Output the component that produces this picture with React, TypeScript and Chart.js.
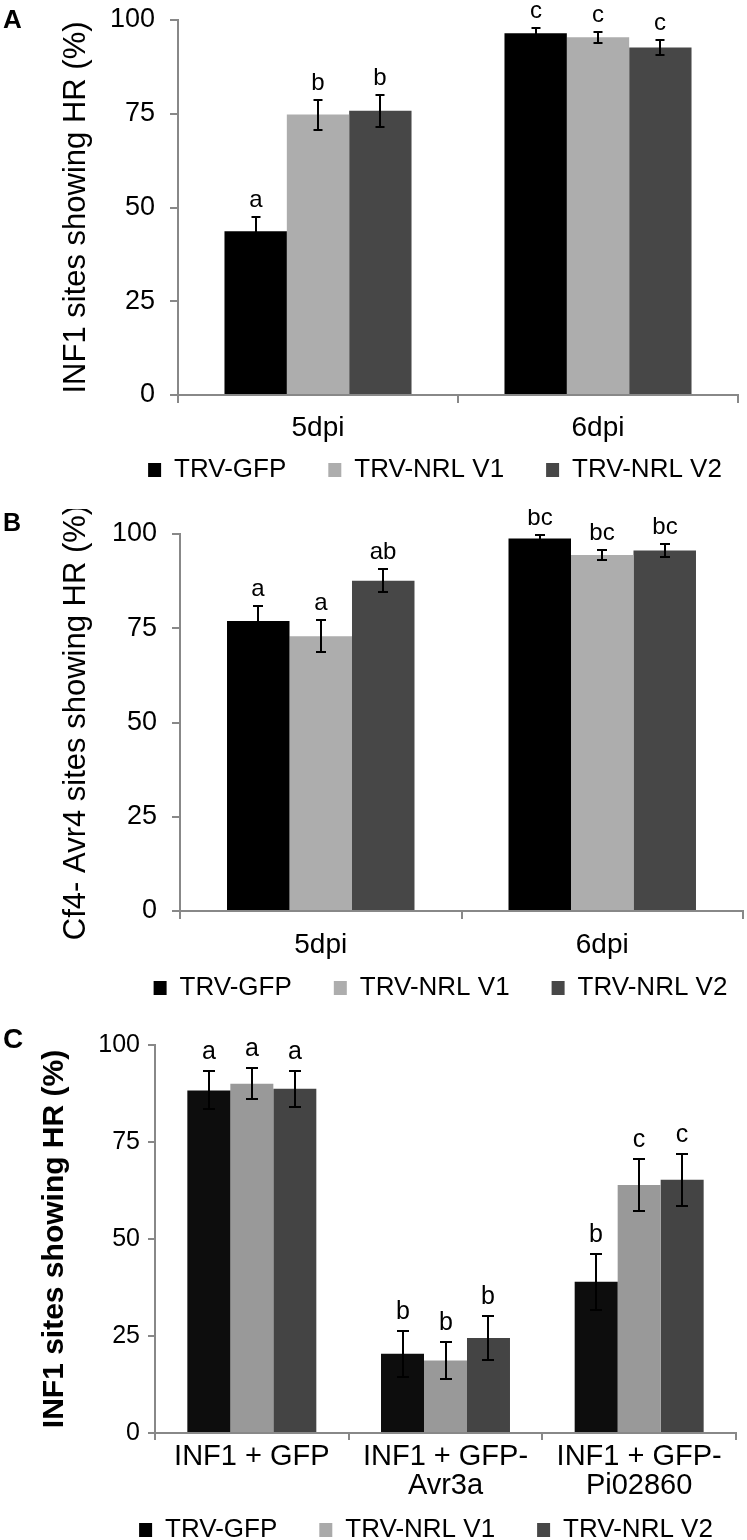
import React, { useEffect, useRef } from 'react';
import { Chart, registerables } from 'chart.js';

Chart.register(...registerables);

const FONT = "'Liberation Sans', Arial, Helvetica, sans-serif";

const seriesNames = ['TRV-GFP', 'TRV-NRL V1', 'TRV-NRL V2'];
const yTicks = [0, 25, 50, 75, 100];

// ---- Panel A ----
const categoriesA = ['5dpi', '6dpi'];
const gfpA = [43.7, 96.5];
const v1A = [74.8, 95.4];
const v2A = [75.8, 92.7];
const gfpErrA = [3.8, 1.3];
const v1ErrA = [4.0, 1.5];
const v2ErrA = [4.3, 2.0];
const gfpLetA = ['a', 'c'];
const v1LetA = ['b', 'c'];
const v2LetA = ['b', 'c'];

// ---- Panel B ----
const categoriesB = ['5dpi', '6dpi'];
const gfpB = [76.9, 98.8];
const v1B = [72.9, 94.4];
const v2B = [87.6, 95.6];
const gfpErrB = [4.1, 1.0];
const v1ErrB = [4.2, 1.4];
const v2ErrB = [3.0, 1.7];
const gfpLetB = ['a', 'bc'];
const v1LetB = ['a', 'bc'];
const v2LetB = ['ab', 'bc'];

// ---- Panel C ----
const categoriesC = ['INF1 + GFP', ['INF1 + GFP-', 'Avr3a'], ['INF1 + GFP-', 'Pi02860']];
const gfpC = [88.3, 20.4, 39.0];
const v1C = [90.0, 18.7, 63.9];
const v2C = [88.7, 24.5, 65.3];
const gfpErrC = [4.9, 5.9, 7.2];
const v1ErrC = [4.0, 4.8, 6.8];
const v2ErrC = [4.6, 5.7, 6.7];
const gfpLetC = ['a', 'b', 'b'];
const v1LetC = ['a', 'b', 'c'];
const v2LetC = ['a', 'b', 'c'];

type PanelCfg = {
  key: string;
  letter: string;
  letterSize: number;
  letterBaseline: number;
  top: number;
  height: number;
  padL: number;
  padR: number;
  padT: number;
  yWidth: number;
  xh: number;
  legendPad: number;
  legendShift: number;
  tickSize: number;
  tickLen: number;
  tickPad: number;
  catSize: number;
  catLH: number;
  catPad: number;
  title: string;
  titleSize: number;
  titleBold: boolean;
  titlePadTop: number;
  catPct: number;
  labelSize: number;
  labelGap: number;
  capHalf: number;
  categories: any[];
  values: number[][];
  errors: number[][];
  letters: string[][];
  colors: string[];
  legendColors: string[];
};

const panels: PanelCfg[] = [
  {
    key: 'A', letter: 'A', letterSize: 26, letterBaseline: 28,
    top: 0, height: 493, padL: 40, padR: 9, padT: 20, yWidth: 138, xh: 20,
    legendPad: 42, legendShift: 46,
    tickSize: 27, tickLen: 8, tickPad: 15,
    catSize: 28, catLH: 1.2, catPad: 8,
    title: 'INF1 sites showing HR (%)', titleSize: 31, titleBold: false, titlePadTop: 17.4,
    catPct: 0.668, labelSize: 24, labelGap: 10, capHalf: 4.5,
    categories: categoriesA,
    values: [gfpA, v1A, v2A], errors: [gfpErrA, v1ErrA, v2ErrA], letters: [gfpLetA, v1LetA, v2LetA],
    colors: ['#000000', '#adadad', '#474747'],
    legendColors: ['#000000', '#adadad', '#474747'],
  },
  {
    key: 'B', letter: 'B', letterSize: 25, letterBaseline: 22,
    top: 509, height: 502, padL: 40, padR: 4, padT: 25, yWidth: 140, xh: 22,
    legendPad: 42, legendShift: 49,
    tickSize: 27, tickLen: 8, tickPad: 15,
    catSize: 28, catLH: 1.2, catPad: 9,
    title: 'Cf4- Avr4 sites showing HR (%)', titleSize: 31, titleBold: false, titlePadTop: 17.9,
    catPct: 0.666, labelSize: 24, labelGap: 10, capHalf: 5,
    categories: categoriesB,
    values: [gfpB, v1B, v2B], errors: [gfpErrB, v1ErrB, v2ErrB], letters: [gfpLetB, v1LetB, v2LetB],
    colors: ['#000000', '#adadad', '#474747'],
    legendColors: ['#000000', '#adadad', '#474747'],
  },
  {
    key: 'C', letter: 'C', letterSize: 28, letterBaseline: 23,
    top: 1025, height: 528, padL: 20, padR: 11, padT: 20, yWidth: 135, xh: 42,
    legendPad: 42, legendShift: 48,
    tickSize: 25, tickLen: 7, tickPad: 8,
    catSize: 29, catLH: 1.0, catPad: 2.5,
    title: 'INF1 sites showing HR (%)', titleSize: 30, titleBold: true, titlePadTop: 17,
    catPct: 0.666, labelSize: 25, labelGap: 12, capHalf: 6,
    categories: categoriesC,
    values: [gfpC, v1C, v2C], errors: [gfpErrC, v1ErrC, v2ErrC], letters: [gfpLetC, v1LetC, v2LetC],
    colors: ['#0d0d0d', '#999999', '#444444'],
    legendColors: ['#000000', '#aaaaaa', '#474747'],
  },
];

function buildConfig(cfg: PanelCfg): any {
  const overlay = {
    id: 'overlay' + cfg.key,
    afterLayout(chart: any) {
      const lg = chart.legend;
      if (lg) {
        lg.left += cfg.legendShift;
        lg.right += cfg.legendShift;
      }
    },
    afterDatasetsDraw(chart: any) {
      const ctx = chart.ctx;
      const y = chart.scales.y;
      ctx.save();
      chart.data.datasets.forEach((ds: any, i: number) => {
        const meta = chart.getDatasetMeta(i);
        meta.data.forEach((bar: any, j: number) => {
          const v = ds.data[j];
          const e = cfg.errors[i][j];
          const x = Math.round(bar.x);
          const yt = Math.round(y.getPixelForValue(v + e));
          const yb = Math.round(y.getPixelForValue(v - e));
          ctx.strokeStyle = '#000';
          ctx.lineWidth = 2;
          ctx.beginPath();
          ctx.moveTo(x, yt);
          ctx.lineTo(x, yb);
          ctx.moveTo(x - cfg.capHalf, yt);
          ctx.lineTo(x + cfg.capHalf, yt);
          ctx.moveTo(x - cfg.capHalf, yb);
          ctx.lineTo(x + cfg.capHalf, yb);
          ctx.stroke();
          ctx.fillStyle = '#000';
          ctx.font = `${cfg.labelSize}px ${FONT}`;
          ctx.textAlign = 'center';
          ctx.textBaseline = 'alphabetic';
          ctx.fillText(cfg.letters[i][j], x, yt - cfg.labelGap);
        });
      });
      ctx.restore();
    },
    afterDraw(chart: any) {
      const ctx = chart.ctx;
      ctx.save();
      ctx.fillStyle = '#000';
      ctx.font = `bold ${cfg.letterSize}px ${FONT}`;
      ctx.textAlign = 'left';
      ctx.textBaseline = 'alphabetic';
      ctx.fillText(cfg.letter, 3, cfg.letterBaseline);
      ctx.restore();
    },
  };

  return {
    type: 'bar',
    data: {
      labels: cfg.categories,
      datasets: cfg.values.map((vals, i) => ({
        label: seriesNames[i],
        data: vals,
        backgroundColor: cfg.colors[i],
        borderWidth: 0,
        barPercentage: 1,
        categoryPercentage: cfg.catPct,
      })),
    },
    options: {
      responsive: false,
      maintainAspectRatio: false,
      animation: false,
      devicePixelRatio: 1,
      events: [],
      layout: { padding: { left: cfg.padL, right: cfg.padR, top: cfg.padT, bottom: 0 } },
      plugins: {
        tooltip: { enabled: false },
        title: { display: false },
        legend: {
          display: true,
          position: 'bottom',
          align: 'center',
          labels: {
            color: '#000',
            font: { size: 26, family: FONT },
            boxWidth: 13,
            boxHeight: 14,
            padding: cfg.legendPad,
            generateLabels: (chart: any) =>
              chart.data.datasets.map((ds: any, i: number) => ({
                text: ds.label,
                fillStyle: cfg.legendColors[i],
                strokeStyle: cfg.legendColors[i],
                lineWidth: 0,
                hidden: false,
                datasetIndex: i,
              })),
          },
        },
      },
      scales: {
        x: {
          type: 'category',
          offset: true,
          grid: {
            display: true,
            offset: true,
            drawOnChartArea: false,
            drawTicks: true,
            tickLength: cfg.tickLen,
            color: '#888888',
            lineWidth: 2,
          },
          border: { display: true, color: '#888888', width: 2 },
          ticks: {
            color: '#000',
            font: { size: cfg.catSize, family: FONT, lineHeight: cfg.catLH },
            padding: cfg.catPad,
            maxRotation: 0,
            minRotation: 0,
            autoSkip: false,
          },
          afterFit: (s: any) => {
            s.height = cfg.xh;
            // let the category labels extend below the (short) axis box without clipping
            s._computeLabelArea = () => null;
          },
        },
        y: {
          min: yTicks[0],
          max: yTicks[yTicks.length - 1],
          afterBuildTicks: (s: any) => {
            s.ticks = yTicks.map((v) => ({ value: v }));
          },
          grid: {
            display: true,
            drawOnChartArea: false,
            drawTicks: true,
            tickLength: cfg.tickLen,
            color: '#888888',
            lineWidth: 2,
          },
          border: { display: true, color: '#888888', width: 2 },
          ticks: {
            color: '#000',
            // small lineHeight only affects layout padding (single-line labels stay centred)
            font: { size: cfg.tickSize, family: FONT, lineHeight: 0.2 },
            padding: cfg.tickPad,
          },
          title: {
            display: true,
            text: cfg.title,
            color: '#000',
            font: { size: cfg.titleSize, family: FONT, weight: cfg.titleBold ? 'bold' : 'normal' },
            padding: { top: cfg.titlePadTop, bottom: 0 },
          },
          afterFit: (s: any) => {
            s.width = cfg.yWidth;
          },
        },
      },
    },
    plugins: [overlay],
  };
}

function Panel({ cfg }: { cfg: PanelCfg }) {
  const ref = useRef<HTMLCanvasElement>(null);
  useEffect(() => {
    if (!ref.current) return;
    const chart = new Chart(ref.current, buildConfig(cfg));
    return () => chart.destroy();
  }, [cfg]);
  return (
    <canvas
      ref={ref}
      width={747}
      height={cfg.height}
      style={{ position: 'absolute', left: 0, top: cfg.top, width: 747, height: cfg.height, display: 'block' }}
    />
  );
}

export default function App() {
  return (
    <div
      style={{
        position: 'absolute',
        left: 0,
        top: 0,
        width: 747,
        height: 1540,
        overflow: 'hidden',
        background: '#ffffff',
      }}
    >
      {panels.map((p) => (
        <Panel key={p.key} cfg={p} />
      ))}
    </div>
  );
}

**Problem requirements:**
Leave out the pictures and repeat exactly the lines from the start of the material through the line that contains "const v2LetC = ['a', 'b', 'c'];", both included.

**The result:**
Output the component that produces this picture with React, TypeScript and Chart.js.
import React, { useEffect, useRef } from 'react';
import { Chart, registerables } from 'chart.js';

Chart.register(...registerables);

const FONT = "'Liberation Sans', Arial, Helvetica, sans-serif";

const seriesNames = ['TRV-GFP', 'TRV-NRL V1', 'TRV-NRL V2'];
const yTicks = [0, 25, 50, 75, 100];

// ---- Panel A ----
const categoriesA = ['5dpi', '6dpi'];
const gfpA = [43.7, 96.5];
const v1A = [74.8, 95.4];
const v2A = [75.8, 92.7];
const gfpErrA = [3.8, 1.3];
const v1ErrA = [4.0, 1.5];
const v2ErrA = [4.3, 2.0];
const gfpLetA = ['a', 'c'];
const v1LetA = ['b', 'c'];
const v2LetA = ['b', 'c'];

// ---- Panel B ----
const categoriesB = ['5dpi', '6dpi'];
const gfpB = [76.9, 98.8];
const v1B = [72.9, 94.4];
const v2B = [87.6, 95.6];
const gfpErrB = [4.1, 1.0];
const v1ErrB = [4.2, 1.4];
const v2ErrB = [3.0, 1.7];
const gfpLetB = ['a', 'bc'];
const v1LetB = ['a', 'bc'];
const v2LetB = ['ab', 'bc'];

// ---- Panel C ----
const categoriesC = ['INF1 + GFP', ['INF1 + GFP-', 'Avr3a'], ['INF1 + GFP-', 'Pi02860']];
const gfpC = [88.3, 20.4, 39.0];
const v1C = [90.0, 18.7, 63.9];
const v2C = [88.7, 24.5, 65.3];
const gfpErrC = [4.9, 5.9, 7.2];
const v1ErrC = [4.0, 4.8, 6.8];
const v2ErrC = [4.6, 5.7, 6.7];
const gfpLetC = ['a', 'b', 'b'];
const v1LetC = ['a', 'b', 'c'];
const v2LetC = ['a', 'b', 'c'];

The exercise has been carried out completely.